The Loves of the Plants argues that human emotion is rooted in physiology rather than Christian theology. Darwin would take his materialism even further in The Economy of Vegetation and The Temple of Nature, works that have been called atheistic. In describing plants through the language of love and sex, Darwin hoped to convey the idea that humans and human sexuality are simply another part of the natural world. Darwin writes that his poem will reverse Ovid who "did, by art poetic, transmute Men, Women, and even Gods and Goddesses, into trees and Flowers; I have undertaken, by similar art, to restore some of them to their original animality".

Themes

Evolution

In his Phytologia, Darwin wrote “from the sexual, or amatorial generation of plants new varieties, or improvements, are frequently obtained”. He insisted in The Loves of the Plants that sexual reproduction was at the heart of evolutionary change and progress, in humans as well as plants. Browne writes that the poem may be seen as "an early study in what was to be Darwin's lifelong commitment to the idea of transmutation.” Darwin illustrated not only organic change, but social and political change as well.

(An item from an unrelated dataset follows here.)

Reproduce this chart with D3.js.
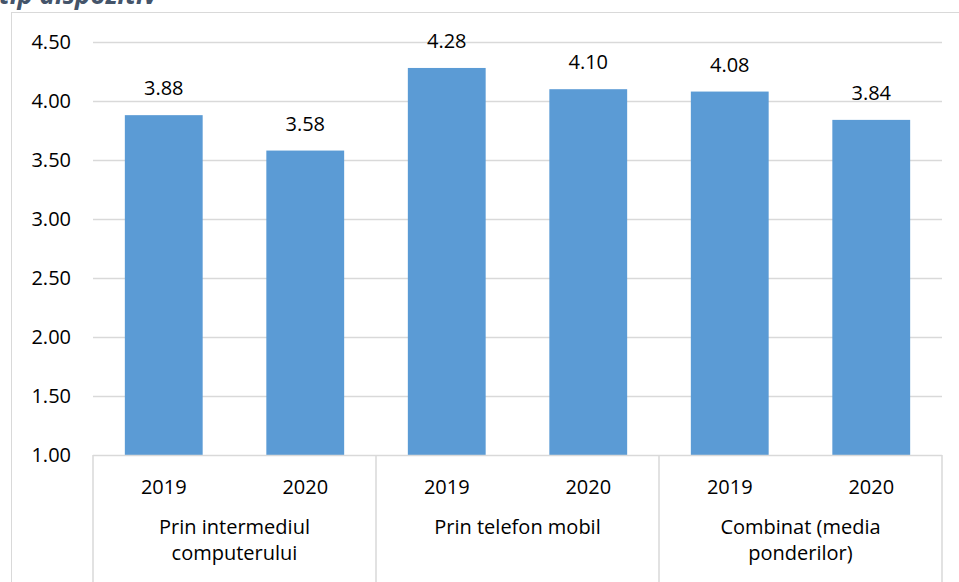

Throughout The Botanic Garden, Darwin endorses the ideals of the American Revolution and French Revolutions and criticizes slavery. His celebration of technological progress in The Economy of Vegetation suggests that social and scientific progress are part of a single evolutionary process. Humanity was improving, moving towards perfection, as evidenced by abolitionism and the broadening of political rights.